# [Task prompt]
Copy from the first line below down to and including the line with "from bokeh.core.properties import value". Skip the pictures.
— Start —
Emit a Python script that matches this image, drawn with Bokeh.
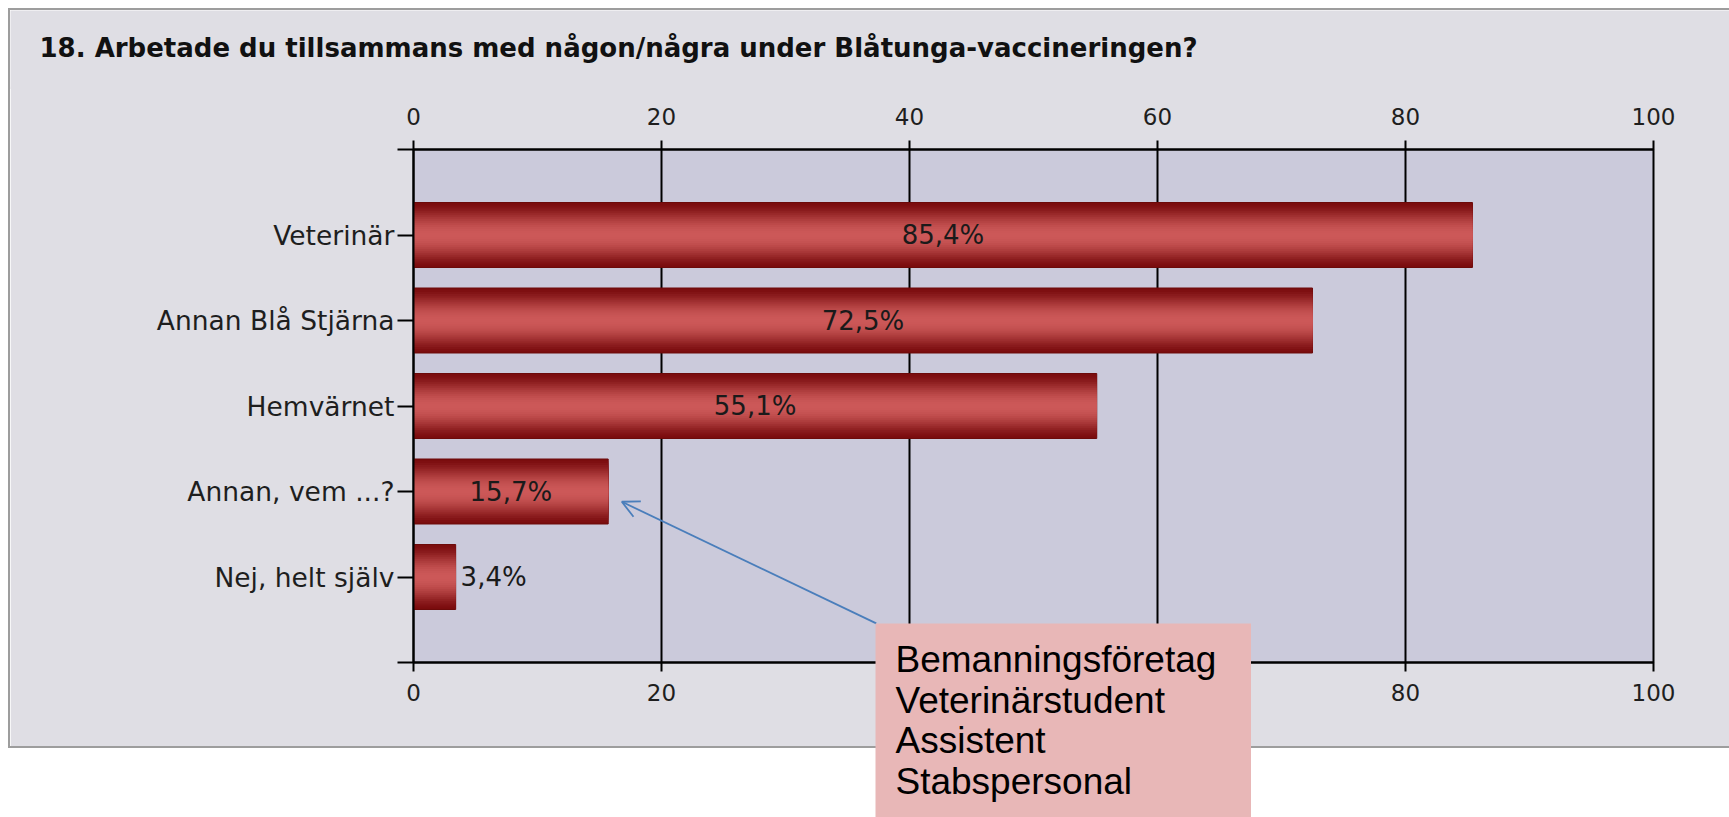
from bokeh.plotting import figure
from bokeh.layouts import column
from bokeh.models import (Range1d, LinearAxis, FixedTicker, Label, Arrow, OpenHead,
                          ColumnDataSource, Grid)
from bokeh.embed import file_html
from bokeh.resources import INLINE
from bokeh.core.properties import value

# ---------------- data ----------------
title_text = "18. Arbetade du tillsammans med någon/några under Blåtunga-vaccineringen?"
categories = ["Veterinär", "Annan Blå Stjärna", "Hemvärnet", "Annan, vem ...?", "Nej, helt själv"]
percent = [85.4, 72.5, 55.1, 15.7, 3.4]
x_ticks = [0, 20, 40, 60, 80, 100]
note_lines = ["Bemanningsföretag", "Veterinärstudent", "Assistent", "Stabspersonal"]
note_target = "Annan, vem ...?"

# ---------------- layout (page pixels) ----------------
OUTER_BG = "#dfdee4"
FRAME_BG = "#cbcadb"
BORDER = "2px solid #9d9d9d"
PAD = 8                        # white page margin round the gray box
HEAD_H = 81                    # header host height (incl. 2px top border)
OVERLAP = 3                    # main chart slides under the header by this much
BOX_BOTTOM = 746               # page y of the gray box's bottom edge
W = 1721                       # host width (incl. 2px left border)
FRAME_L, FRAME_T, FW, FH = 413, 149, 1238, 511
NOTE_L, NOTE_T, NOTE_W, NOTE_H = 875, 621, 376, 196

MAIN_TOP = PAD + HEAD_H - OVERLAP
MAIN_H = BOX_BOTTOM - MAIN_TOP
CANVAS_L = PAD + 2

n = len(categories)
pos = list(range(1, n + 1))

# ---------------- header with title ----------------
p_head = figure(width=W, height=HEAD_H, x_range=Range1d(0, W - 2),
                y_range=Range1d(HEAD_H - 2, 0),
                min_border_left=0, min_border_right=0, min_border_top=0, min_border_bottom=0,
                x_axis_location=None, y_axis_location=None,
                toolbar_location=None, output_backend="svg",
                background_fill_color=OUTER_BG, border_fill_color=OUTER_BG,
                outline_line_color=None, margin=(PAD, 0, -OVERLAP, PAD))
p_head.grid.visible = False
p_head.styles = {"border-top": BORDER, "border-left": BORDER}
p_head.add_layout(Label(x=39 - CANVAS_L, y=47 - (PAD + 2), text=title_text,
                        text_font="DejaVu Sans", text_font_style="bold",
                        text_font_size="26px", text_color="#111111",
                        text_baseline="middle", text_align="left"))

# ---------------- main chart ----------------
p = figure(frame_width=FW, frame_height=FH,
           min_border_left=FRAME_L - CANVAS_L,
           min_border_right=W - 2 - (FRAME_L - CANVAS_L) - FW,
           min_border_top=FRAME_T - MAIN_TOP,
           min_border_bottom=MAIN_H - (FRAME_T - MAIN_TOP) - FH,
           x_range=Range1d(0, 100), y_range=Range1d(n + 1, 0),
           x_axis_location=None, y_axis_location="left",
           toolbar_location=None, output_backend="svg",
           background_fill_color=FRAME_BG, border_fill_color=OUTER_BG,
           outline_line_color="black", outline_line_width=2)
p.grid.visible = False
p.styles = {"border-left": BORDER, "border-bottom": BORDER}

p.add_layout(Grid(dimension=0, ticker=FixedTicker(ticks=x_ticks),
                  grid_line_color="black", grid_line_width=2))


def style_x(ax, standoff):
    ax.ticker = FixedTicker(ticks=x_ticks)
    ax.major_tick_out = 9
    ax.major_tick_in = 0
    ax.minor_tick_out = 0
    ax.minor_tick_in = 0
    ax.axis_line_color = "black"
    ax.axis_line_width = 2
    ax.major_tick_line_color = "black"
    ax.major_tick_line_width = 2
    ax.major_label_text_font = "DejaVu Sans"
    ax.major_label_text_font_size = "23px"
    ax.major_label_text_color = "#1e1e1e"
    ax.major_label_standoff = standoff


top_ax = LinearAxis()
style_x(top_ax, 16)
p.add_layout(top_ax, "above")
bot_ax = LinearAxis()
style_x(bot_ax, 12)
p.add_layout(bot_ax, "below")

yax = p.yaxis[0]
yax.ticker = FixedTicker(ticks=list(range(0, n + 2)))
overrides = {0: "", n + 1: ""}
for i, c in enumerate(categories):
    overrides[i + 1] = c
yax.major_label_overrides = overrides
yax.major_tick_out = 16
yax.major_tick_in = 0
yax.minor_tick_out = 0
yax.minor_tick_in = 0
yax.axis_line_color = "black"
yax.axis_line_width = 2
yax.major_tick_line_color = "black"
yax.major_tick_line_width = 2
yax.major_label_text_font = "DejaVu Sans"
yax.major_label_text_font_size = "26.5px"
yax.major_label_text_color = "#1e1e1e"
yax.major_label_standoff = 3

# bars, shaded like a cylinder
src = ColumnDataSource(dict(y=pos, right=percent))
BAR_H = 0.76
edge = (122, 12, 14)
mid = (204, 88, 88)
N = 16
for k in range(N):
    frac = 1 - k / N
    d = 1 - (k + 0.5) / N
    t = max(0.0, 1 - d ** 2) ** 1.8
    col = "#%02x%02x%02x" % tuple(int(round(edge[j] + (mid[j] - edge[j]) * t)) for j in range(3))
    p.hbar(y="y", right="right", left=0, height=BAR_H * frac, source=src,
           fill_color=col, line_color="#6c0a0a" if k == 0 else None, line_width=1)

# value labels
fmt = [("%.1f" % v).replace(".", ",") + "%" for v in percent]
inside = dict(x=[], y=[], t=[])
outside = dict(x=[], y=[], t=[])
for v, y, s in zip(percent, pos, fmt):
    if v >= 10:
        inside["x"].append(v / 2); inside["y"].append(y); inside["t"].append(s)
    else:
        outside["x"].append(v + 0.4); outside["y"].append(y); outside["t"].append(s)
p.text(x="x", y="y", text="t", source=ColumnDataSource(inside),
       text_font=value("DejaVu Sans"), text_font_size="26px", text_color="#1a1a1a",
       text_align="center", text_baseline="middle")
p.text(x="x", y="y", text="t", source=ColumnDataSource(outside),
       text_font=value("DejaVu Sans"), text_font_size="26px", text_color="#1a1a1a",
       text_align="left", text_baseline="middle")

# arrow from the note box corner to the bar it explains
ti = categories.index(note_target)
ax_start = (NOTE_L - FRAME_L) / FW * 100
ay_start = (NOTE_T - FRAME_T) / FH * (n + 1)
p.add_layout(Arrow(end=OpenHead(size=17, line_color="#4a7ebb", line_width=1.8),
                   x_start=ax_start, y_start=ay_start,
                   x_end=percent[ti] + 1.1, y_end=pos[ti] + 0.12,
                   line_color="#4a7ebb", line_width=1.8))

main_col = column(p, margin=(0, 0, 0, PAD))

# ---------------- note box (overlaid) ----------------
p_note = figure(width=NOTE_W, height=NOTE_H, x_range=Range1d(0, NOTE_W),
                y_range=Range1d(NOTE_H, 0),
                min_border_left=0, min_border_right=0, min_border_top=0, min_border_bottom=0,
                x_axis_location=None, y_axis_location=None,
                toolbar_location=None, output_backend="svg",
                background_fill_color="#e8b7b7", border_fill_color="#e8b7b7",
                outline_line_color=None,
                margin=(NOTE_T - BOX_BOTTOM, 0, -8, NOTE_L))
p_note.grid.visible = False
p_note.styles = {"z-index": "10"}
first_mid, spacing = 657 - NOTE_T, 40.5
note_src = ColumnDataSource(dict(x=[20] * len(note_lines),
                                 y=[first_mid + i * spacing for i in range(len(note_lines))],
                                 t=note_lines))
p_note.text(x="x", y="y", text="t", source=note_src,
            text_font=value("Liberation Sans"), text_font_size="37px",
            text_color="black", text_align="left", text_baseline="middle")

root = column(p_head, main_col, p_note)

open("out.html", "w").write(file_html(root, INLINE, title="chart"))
— End —
# [Correct response]
Emit a Python script that matches this image, drawn with Bokeh.
from bokeh.plotting import figure
from bokeh.layouts import column
from bokeh.models import (Range1d, LinearAxis, FixedTicker, Label, Arrow, OpenHead,
                          ColumnDataSource, Grid)
from bokeh.embed import file_html
from bokeh.resources import INLINE
from bokeh.core.properties import value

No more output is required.